The tamarind sauce and limes provide a tangy citrus high note, with peanuts and shrimp filling out the bass end. The coconut, shallots, and ginger make an earthy middle section, while the chilis provide a bright hot spice note. The nuts and coconut are crunchy, the shrimp and limes are chewy. It’s sweet and salty and hot and tangy and cool and fresh and funky and altogether astounding.
I’ve traveled all over Thailand and have had a buttload of awesome street food, but I never had anything this amazing. Thai cuisine is always exciting, and miang kum is, no kidding, the best thing I’ve ever eaten at a Thai restaurant – or possibly anywhere else.
Anyone else tried this? Anyone have their own candidate for most delicious dish on the planet?
I definitely share my lovely husband’s enthusiasm for miang kum. The funny thing is that this restaurant, Typhoon, is a small-ish Pacific Northwest chain that looks very commercial. It doesn’t seem like the kind of place where you’d find something and proclaim it “the most delicious dish in the world”.
This dish reminds me of a passage from one of Ruth Reichl’s memoirs. She described her first taste of Thai food as an awakening. Her words:
My head flew off. I felt my cheeks getting hot and my eyes getting moist. My palms prickled. Shivers swooped down my spine. Suddenly I was so attuned to sensation that I could feel my watch ticking against my wrist. No food had ever done this to me before… the hot pink soup was dotted with lacy green leaves of cilantro, like little bursts of breeze behind the heat. Small puffs of tofu, as insubstantial as clouds, floated in the liquid. I took another spoonful of soup and tasted citrus, as if lemons had once gone gliding through and left their ghosts behind.

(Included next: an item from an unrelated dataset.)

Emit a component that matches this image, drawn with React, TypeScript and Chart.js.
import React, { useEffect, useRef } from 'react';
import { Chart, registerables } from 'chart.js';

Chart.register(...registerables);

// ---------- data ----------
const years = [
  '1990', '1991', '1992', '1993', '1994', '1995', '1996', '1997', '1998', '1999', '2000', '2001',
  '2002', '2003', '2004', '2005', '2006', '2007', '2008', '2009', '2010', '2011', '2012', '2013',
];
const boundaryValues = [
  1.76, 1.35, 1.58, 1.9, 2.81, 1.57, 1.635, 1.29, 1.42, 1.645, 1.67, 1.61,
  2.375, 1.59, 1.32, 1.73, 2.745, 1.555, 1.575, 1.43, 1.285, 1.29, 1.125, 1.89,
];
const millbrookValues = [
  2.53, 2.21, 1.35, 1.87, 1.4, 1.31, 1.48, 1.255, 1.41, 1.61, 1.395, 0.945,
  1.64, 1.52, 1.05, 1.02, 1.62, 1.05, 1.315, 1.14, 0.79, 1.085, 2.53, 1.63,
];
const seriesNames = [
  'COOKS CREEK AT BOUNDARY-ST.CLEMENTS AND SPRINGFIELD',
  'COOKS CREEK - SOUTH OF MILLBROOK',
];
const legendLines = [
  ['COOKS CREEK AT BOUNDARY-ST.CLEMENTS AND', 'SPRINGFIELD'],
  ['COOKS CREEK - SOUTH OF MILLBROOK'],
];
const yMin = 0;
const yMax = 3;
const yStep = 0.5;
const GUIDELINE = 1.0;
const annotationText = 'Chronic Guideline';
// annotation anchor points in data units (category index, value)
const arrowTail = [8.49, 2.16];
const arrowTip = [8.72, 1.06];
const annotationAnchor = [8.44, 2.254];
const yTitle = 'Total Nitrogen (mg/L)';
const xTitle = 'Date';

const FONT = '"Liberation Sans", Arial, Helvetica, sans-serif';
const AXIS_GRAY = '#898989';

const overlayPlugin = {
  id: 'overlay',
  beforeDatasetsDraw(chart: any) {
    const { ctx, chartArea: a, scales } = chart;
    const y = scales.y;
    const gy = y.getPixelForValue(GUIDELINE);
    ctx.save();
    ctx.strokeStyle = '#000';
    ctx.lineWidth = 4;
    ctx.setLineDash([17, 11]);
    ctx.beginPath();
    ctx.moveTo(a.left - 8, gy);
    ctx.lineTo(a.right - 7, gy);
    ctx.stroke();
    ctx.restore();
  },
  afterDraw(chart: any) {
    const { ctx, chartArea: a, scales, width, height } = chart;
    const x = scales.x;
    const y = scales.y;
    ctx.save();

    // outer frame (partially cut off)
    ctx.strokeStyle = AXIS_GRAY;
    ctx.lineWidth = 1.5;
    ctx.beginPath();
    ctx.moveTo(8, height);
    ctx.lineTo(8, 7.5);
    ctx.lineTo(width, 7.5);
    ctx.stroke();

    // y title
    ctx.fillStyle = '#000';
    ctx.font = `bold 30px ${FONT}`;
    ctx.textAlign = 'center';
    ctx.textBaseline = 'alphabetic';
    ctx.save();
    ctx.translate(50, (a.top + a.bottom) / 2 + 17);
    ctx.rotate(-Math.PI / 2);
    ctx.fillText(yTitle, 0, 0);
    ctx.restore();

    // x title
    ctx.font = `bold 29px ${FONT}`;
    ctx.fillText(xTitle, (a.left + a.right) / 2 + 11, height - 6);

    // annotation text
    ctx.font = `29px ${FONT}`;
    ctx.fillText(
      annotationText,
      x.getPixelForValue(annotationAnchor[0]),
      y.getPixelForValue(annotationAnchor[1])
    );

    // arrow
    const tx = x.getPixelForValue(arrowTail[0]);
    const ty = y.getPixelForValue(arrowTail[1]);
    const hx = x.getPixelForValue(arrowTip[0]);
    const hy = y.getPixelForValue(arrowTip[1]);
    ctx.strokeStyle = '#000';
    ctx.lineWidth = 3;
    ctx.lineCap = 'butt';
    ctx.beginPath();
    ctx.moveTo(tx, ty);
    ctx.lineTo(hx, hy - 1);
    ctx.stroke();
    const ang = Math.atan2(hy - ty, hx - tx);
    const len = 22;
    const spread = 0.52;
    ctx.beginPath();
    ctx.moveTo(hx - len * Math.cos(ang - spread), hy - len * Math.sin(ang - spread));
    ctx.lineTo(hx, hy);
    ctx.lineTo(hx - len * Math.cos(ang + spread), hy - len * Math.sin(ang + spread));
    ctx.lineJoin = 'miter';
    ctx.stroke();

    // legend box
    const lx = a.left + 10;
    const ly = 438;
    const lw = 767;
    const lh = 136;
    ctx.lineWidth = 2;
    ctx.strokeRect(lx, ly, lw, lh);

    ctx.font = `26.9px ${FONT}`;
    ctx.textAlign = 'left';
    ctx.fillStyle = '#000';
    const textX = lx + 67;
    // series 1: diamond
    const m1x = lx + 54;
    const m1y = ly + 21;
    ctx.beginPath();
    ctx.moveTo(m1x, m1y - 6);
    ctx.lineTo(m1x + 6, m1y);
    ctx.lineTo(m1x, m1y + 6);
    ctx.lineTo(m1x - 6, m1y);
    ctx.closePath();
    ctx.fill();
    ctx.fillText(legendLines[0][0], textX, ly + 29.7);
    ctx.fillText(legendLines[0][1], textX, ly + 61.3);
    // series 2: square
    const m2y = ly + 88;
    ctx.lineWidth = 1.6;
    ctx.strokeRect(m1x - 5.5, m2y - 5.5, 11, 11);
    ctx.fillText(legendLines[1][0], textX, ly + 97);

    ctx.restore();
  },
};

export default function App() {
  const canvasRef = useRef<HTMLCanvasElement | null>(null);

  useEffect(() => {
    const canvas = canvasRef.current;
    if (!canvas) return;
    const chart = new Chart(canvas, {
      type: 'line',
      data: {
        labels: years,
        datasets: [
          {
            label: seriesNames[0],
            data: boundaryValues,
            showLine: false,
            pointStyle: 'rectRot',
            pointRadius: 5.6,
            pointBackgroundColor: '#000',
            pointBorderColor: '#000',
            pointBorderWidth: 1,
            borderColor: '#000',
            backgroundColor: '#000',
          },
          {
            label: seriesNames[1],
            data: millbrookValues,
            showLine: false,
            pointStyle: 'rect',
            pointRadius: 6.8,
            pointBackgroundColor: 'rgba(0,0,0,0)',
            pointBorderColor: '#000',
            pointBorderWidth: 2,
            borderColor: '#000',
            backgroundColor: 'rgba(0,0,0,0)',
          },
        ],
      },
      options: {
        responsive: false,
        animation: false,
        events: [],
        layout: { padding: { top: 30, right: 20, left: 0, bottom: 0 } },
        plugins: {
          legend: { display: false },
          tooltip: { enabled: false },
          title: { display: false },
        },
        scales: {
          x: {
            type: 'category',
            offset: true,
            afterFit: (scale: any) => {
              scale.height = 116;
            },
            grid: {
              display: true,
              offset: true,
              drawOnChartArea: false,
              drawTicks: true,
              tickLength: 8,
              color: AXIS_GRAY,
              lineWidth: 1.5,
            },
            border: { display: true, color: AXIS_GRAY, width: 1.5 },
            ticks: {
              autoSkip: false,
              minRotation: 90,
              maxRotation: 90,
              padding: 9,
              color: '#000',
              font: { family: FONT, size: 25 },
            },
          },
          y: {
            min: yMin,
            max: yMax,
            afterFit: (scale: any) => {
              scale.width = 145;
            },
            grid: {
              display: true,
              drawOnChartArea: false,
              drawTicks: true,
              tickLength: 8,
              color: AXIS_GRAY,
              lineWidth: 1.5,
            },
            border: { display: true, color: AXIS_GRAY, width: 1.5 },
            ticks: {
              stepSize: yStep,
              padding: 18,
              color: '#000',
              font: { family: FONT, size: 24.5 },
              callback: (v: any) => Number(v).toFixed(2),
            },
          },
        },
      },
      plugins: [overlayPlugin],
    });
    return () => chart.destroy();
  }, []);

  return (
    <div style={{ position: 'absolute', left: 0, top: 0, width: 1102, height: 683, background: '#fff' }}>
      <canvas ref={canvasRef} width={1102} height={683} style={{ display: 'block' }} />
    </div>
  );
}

Even though I loved this book when I read it seven years ago, I ignored the recipe at the end of the chapter on Thai food. I looked tonight… and it’s miang kum.
Had it, among many other appetizers, in Bangkok; the restaurant was either Ban Khun Mae or Lemongrass. I liked it fine, but, honestly, wasn’t crazy about it; but, then, again, I’m not too crazy over Thai food. Whenever there, I look for other than Thai cuisine after the 3rd day at most . My brother, his wife and my wife enjoy it much more than I.

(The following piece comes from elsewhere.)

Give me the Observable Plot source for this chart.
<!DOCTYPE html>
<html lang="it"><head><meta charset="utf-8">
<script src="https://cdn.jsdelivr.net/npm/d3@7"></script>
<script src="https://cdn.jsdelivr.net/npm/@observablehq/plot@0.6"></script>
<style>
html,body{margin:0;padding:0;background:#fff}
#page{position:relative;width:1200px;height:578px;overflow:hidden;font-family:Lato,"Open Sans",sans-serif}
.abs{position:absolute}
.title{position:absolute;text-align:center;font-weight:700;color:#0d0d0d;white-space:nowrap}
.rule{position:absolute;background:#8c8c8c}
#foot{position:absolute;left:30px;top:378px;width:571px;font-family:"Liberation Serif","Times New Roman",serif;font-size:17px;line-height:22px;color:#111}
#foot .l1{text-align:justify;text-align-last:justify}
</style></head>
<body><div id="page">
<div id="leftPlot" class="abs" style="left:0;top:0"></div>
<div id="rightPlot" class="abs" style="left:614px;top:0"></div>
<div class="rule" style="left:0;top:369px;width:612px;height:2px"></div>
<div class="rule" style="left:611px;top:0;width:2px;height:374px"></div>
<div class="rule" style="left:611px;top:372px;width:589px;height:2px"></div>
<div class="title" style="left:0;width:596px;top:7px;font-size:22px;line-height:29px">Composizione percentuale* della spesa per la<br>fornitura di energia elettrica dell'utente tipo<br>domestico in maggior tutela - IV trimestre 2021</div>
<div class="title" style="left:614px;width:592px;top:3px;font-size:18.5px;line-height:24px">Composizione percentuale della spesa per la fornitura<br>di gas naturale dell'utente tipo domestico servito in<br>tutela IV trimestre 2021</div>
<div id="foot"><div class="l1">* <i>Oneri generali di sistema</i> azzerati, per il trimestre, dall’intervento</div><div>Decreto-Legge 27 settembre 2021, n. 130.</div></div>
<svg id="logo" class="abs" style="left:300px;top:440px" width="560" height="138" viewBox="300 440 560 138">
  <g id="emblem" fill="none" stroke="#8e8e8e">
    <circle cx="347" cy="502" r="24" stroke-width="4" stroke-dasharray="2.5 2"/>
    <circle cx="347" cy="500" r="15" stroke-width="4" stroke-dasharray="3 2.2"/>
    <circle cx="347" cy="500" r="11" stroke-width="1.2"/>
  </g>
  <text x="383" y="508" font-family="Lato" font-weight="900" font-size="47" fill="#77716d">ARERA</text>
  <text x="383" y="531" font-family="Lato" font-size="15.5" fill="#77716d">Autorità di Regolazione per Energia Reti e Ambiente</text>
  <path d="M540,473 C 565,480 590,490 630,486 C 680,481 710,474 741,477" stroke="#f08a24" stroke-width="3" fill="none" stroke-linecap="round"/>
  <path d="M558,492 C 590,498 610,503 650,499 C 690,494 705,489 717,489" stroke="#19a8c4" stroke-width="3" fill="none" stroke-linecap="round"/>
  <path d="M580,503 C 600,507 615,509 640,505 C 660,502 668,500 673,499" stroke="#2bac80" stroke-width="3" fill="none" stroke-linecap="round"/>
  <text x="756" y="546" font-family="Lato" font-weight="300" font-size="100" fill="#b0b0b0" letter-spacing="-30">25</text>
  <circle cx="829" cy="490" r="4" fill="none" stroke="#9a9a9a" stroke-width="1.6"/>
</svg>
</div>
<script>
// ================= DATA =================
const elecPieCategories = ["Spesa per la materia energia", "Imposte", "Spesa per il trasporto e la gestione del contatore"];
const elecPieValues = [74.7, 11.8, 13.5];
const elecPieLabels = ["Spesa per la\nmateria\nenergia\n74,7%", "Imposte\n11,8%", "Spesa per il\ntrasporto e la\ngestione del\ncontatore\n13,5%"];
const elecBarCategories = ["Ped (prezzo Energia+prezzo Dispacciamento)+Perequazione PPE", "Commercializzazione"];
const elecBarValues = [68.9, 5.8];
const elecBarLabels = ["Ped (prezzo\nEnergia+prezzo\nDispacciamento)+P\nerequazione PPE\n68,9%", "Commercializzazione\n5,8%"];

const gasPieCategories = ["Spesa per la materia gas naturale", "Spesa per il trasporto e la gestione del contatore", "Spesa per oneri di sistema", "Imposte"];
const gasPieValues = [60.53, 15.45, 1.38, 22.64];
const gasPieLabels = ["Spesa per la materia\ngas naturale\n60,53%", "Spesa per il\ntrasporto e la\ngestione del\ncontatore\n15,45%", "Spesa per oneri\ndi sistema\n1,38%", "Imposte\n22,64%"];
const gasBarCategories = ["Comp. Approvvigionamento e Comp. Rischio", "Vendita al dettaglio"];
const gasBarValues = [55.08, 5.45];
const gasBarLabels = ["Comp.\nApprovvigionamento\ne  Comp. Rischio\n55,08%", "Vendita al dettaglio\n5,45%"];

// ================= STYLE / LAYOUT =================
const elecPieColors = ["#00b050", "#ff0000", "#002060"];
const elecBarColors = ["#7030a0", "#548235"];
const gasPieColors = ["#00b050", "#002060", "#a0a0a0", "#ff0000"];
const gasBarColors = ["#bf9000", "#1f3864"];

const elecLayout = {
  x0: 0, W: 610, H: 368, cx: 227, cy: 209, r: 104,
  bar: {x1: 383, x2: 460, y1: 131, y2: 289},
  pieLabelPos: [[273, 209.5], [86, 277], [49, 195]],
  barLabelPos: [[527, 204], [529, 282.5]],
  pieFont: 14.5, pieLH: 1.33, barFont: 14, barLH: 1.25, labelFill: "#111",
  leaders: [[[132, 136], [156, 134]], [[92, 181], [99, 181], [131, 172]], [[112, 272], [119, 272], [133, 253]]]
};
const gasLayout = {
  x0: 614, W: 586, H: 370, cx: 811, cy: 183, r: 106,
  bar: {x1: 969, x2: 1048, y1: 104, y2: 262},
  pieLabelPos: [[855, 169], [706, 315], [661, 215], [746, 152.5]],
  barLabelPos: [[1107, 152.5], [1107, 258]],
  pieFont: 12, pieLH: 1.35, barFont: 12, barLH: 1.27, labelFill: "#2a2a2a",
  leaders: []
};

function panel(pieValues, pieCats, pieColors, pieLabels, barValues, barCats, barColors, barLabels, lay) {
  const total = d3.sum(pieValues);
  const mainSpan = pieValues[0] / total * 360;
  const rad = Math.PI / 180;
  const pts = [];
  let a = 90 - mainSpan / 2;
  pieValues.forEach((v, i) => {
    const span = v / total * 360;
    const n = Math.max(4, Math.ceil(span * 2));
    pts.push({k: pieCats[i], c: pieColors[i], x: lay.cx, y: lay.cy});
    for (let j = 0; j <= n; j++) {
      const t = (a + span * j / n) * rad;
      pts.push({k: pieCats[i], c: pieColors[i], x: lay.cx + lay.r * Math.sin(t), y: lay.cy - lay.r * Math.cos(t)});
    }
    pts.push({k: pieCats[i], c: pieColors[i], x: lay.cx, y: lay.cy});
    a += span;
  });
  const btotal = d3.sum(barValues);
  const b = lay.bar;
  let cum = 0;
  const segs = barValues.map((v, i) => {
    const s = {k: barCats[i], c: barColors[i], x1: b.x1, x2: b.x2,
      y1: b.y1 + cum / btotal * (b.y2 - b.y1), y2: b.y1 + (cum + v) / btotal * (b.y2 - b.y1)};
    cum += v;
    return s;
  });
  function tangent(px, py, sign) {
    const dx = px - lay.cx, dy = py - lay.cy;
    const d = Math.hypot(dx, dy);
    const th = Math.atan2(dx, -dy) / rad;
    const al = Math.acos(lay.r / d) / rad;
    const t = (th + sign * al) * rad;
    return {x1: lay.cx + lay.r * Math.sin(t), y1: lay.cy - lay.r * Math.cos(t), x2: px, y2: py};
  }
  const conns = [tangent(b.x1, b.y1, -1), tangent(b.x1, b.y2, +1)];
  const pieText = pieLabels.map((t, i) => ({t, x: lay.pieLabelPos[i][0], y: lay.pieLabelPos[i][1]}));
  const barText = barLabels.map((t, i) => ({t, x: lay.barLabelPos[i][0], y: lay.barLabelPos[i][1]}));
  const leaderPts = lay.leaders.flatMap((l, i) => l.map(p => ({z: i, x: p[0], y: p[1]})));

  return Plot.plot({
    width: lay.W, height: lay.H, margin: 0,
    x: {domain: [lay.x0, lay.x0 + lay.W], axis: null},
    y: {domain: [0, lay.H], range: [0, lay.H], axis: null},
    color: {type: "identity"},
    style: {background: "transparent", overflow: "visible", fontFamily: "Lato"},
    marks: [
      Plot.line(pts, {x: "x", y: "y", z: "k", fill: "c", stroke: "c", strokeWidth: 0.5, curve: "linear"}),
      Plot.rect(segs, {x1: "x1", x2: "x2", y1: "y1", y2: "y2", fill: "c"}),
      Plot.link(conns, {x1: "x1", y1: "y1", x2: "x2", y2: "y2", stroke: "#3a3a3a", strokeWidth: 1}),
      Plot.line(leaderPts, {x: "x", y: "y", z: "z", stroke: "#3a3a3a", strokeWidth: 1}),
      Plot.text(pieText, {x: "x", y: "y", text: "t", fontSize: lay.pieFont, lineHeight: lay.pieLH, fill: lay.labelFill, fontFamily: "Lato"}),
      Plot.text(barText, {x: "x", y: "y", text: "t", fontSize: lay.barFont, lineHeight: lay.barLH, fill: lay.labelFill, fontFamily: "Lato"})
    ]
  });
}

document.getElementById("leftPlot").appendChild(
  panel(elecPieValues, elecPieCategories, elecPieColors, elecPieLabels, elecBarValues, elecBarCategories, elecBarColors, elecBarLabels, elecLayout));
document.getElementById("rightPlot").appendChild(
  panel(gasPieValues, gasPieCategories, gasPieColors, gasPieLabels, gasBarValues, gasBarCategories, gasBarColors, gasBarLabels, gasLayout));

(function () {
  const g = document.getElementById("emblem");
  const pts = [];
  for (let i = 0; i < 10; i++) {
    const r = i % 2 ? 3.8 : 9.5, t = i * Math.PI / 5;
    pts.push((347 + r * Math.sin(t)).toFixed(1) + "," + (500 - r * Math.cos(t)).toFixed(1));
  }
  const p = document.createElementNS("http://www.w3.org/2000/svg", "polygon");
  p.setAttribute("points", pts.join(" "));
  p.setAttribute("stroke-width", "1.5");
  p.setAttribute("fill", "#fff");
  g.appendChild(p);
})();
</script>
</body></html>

Most delicious dish on the planet? I have no idea, but, personally, my 3 offhand candidates would have to be:
Barely done steamed fresh live crabs especially those king crabs from the southern province of Surigao in my country;
Cantonese roast pigeon with toasted salt (especially from the now defunct original Sun Sui Wah restaurant, HK); and,
Roast French pigeon (especially the one of Fabienne Escoffier in Ma Cuisine, Beaune).
Interesting that pigeon features in two of your three candidates. I’m all for ridding the world of as many pigeons as possible, but it never occurred to me that we could do it by eating them. I’ll have to put that dish on my “to-do” list for France this summer.
Thank you so much, my friend, for getting my husband interested in vermin. Tell him more about the geese and meat instead! Or truffles. Surely you’ve had a few good ones over the years.
Love the stuff. I love having lunches at Ma Cuisine when in Burgundy. My first lunch on my second trip there, I noticed that the pigeon wasn’t on the menu. I told Pierre that I came back all the way from the Philippines for their pigeon - he asked me to wait for a second, headed for the kitchen, came back within a minute and told me they’d make me some. Had that with a '99 Dujac Morey St-Denis. Nice lunch.